Summary and Future Directions

In above, I mentioned:

From a macroscopic perspective, a higher market share can lead to a greater price advantage. So, it is critical for new operators to improve microscopic operating efficiency and provide personalized services.
For a large part of the decision problems in reality, it is enough to use LP and IP for modeling and optimization; but people should be cautious about the estimation quality of the inputs.
Introduction of prior structural information into the behavioral models can be beneficial.

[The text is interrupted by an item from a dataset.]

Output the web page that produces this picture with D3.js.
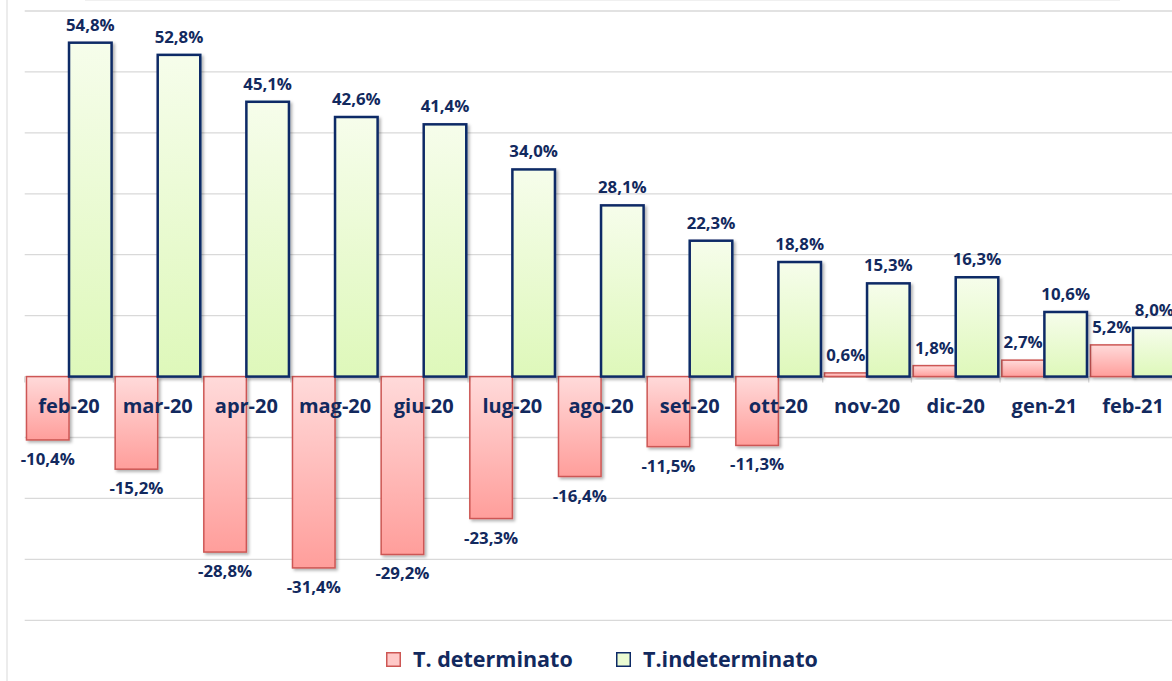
<!DOCTYPE html>
<html>
<head>
<meta charset="utf-8">
<script src="https://cdn.jsdelivr.net/npm/d3@7"></script>
<style>
  html, body { margin: 0; padding: 0; background: #ffffff; overflow: hidden; }
  svg { display: block; }
  text { font-family: "Open Sans", sans-serif; font-weight: 700; fill: #12295e; }
</style>
</head>
<body>
<svg id="chart" width="1172" height="681"></svg>
<script>
const categories = ["feb-20","mar-20","apr-20","mag-20","giu-20","lug-20","ago-20","set-20","ott-20","nov-20","dic-20","gen-21","feb-21"];
const seriesNames = ["T. determinato", "T.indeterminato"];
const determinato = [-10.4, -15.2, -28.8, -31.4, -29.2, -23.3, -16.4, -11.5, -11.3, 0.6, 1.8, 2.7, 5.2];
const indeterminato = [54.8, 52.8, 45.1, 42.6, 41.4, 34.0, 28.1, 22.3, 18.8, 15.3, 16.3, 10.6, 8.0];
const gridTicks = [-40, -30, -20, -10, 0, 10, 20, 30, 40, 50, 60];

const svg = d3.select("#chart");
const W = 1172, H = 681;

const plotLeft = 24.7, plotRight = 1177.4;
const x0 = d3.scaleBand().domain(categories).range([plotLeft, plotRight]).paddingInner(0.04).paddingOuter(0.02);
const x1 = d3.scaleBand().domain(seriesNames).range([0, x0.bandwidth()]).padding(0);
const y = d3.scaleLinear().domain([-40, 60]).range([620.3, 11]);

const defs = svg.append("defs");
const gRed = defs.append("linearGradient").attr("id", "gradRed").attr("x1", 0).attr("y1", 0).attr("x2", 0).attr("y2", 1);
gRed.append("stop").attr("offset", "0%").attr("stop-color", "#ffdada");
gRed.append("stop").attr("offset", "100%").attr("stop-color", "#ff9e9b");
const gGreen = defs.append("linearGradient").attr("id", "gradGreen").attr("x1", 0).attr("y1", 0).attr("x2", 0).attr("y2", 1);
gGreen.append("stop").attr("offset", "0%").attr("stop-color", "#f6fdeb");
gGreen.append("stop").attr("offset", "100%").attr("stop-color", "#def8ba");
const shadow = defs.append("filter").attr("id", "shadow").attr("x", "-20%").attr("y", "-20%").attr("width", "150%").attr("height", "150%");
shadow.append("feDropShadow").attr("dx", 2).attr("dy", 2).attr("stdDeviation", 1.5).attr("flood-color", "#000").attr("flood-opacity", 0.3);

// left border line and faint top border
svg.append("line").attr("x1", 7).attr("x2", 7).attr("y1", 0).attr("y2", H).attr("stroke", "#d9d9d9").attr("stroke-width", 1);
svg.append("line").attr("x1", 85).attr("x2", 1120).attr("y1", 0.5).attr("y2", 0.5).attr("stroke", "#f0f0f0").attr("stroke-width", 1);

// gridlines
svg.append("g").selectAll("line").data(gridTicks.filter(d => d !== 0)).join("line")
  .attr("x1", plotLeft).attr("x2", W)
  .attr("y1", d => y(d)).attr("y2", d => y(d))
  .attr("stroke", "#d9d9d9").attr("stroke-width", 1.3);

// zero axis with tick marks at category boundaries
svg.append("line").attr("x1", plotLeft).attr("x2", W).attr("y1", y(0)).attr("y2", y(0)).attr("stroke", "#d9d9d9").attr("stroke-width", 1.3);
const boundaries = categories.map((c, i) => x0.step() * i + plotLeft);
svg.append("g").selectAll("line").data(boundaries).join("line")
  .attr("x1", d => d).attr("x2", d => d).attr("y1", y(0)).attr("y2", y(0) + 6)
  .attr("stroke", "#d9d9d9").attr("stroke-width", 1.3);

const fmt = v => d3.format(".1f")(v).replace(".", ",").replace("−", "-") + "%";

// red bars
const redG = svg.append("g");
redG.selectAll("rect").data(determinato).join("rect")
  .attr("x", (d, i) => x0(categories[i]) + x1(seriesNames[0]))
  .attr("width", x1.bandwidth())
  .attr("y", d => y(Math.max(0, d)))
  .attr("height", d => Math.abs(y(d) - y(0)))
  .attr("fill", "url(#gradRed)")
  .attr("stroke", "#cd5754").attr("stroke-width", 1.5)
  .attr("filter", "url(#shadow)");

// green bars
const greenG = svg.append("g");
greenG.selectAll("rect").data(indeterminato).join("rect")
  .attr("x", (d, i) => x0(categories[i]) + x1(seriesNames[1]))
  .attr("width", x1.bandwidth())
  .attr("y", d => y(Math.max(0, d)))
  .attr("height", d => Math.abs(y(d) - y(0)))
  .attr("fill", "url(#gradGreen)")
  .attr("stroke", "#0d2a66").attr("stroke-width", 2.5)
  .attr("filter", "url(#shadow)");

// category labels (drawn over bars)
svg.append("g").selectAll("text").data(categories).join("text")
  .attr("x", d => x0(d) + x0.bandwidth() / 2)
  .attr("y", y(0) + 36)
  .attr("text-anchor", "middle")
  .attr("font-size", 20)
  .text(d => d);

// value labels
svg.append("g").selectAll("text").data(determinato).join("text")
  .attr("x", (d, i) => x0(categories[i]) + x1(seriesNames[0]) + x1.bandwidth() / 2)
  .attr("y", d => d < 0 ? y(d) + 25 : y(d) - 12)
  .attr("text-anchor", "middle")
  .attr("font-size", 16.8)
  .text(d => fmt(d));
svg.append("g").selectAll("text").data(indeterminato).join("text")
  .attr("x", (d, i) => x0(categories[i]) + x1(seriesNames[1]) + x1.bandwidth() / 2)
  .attr("y", d => y(d) - 12)
  .attr("text-anchor", "middle")
  .attr("font-size", 16.8)
  .text(d => fmt(d));

// legend
const legend = [
  { name: seriesNames[0], x: 386, fill: "#ffc9c8", stroke: "#cd5754" },
  { name: seriesNames[1], x: 616, fill: "#eafbd2", stroke: "#0d2a66" }
];
const lg = svg.append("g").selectAll("g").data(legend).join("g");
lg.append("rect").attr("x", d => d.x + 0.75).attr("y", 652.75).attr("width", 13.5).attr("height", 13.5)
  .attr("fill", d => d.fill).attr("stroke", d => d.stroke).attr("stroke-width", 1.5);
lg.append("text").attr("x", d => d.x + 27).attr("y", 667).attr("font-size", 21.5).text(d => d.name);
</script>
</body>
</html>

Based on these observations, in the future, I plan to:

Keep thinking about optimization under uncertainty. Specifically, I am quite interested in scenarios that need to consider structural decision-making capabilities and online learning capabilities.
Keep working on behavioral models within the sequential decision framework and exploring better methods to integrate prior information into high-capacity models or to represent highly complex structural objects/events.

Reference

[1] Arnott, R. (1996). Taxi travel should be subsidized. Journal of Urban Economics, 40(3), 316-333.

[2] Castillo, J. C., Knoepfle, D., & Weyl, G. (2017, June). Surge pricing solves the wild goose chase. In Proceedings of the 2017 ACM Conference on Economics and Computation (pp. 241-242). ACM.